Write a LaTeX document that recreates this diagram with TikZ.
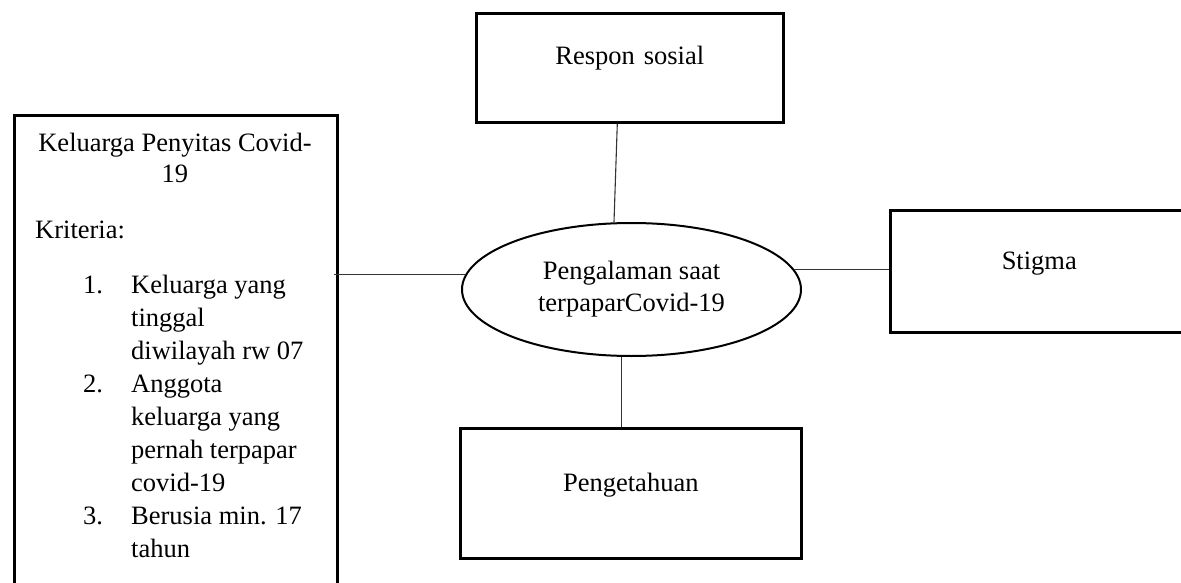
\documentclass[tikz,border=0pt]{standalone}
\usepackage{fontspec}
\setmainfont{Liberation Serif}
\usetikzlibrary{shapes.geometric}
\begin{document}
\begin{tikzpicture}[x=1pt,y=-1pt,
  box/.style={draw, line width=2.6pt, inner sep=0pt, align=center, font=\fontsize{26.5}{32}\selectfont},
  ellbox/.style={draw, ellipse, line width=2pt, inner sep=0pt, minimum width=339pt, minimum height=133pt, align=center, font=\fontsize{26.5}{32}\selectfont},
  conn/.style={draw=black!80, line width=1.1pt},
  lbl/.style={inner sep=0pt, font=\fontsize{26.5}{33}\selectfont}]
\clip (0,0) rectangle (1181,583);
\fill[white] (0,0) rectangle (1181,583);

\node[box, anchor=north west, minimum width=323pt, minimum height=520pt] (kel) at (13,114) {};
\node[lbl, anchor=base] (kelt) at (175,152) {\begin{tabular}[t]{@{}c@{}}Keluarga Penyitas Covid-\\[-2pt]19\end{tabular}};
\node[lbl, anchor=base west] (krit) at (35,238) {Kriteria:};
\node[lbl, anchor=base west] (list) at (83,293) {\begin{tabular}[t]{@{}p{48pt}@{}l@{}}1. & Keluarga yang\\ & tinggal\\ & diwilayah rw 07\\ 2. & Anggota\\ & keluarga yang\\ & pernah terpapar\\ & covid-19\\ 3. & Berusia min. 17\\ & tahun\end{tabular}};

\node[box, anchor=north west, text width=307pt, text height=51pt, text depth=58pt] (resp) at (475,12) {Respon sosial};
\node[box, anchor=north west, text width=298pt, text height=59pt, text depth=63pt] (stig) at (889,209) {Stigma};
\node[box, anchor=north west, text width=341pt, text height=63pt, text depth=67pt] (peng) at (459,427) {Pengetahuan};

\node[ellbox] (ell) at (631.5,289.5) {Pengalaman saat\\terpaparCovid-19};

\draw[conn] ([xshift=-12.5pt]resp.south) -- ([xshift=-17.5pt]ell.north);
\draw[conn] ([xshift=-5pt]kel.east |- ell.175) -- (ell.175);
\draw[conn] (ell.7) -- (ell.7 -| stig.west);
\draw[conn] ([xshift=-9.5pt]peng.north) -- ([xshift=-9.5pt]peng.north |- ell.south);
\end{tikzpicture}
\end{document}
============================================================
[Problem details]
Reproduce the whole listing exactly, but not the images in it.

[Expected answer]
Write a LaTeX document that recreates this diagram with TikZ.
\documentclass[tikz,border=0pt]{standalone}
\usepackage{fontspec}
\setmainfont{Liberation Serif}
\usetikzlibrary{shapes.geometric}
\begin{document}
\begin{tikzpicture}[x=1pt,y=-1pt,
  box/.style={draw, line width=2.6pt, inner sep=0pt, align=center, font=\fontsize{26.5}{32}\selectfont},
  ellbox/.style={draw, ellipse, line width=2pt, inner sep=0pt, minimum width=339pt, minimum height=133pt, align=center, font=\fontsize{26.5}{32}\selectfont},
  conn/.style={draw=black!80, line width=1.1pt},
  lbl/.style={inner sep=0pt, font=\fontsize{26.5}{33}\selectfont}]
\clip (0,0) rectangle (1181,583);
\fill[white] (0,0) rectangle (1181,583);

\node[box, anchor=north west, minimum width=323pt, minimum height=520pt] (kel) at (13,114) {};
\node[lbl, anchor=base] (kelt) at (175,152) {\begin{tabular}[t]{@{}c@{}}Keluarga Penyitas Covid-\\[-2pt]19\end{tabular}};
\node[lbl, anchor=base west] (krit) at (35,238) {Kriteria:};
\node[lbl, anchor=base west] (list) at (83,293) {\begin{tabular}[t]{@{}p{48pt}@{}l@{}}1. & Keluarga yang\\ & tinggal\\ & diwilayah rw 07\\ 2. & Anggota\\ & keluarga yang\\ & pernah terpapar\\ & covid-19\\ 3. & Berusia min. 17\\ & tahun\end{tabular}};

\node[box, anchor=north west, text width=307pt, text height=51pt, text depth=58pt] (resp) at (475,12) {Respon sosial};
\node[box, anchor=north west, text width=298pt, text height=59pt, text depth=63pt] (stig) at (889,209) {Stigma};
\node[box, anchor=north west, text width=341pt, text height=63pt, text depth=67pt] (peng) at (459,427) {Pengetahuan};

\node[ellbox] (ell) at (631.5,289.5) {Pengalaman saat\\terpaparCovid-19};

\draw[conn] ([xshift=-12.5pt]resp.south) -- ([xshift=-17.5pt]ell.north);
\draw[conn] ([xshift=-5pt]kel.east |- ell.175) -- (ell.175);
\draw[conn] (ell.7) -- (ell.7 -| stig.west);
\draw[conn] ([xshift=-9.5pt]peng.north) -- ([xshift=-9.5pt]peng.north |- ell.south);
\end{tikzpicture}
\end{document}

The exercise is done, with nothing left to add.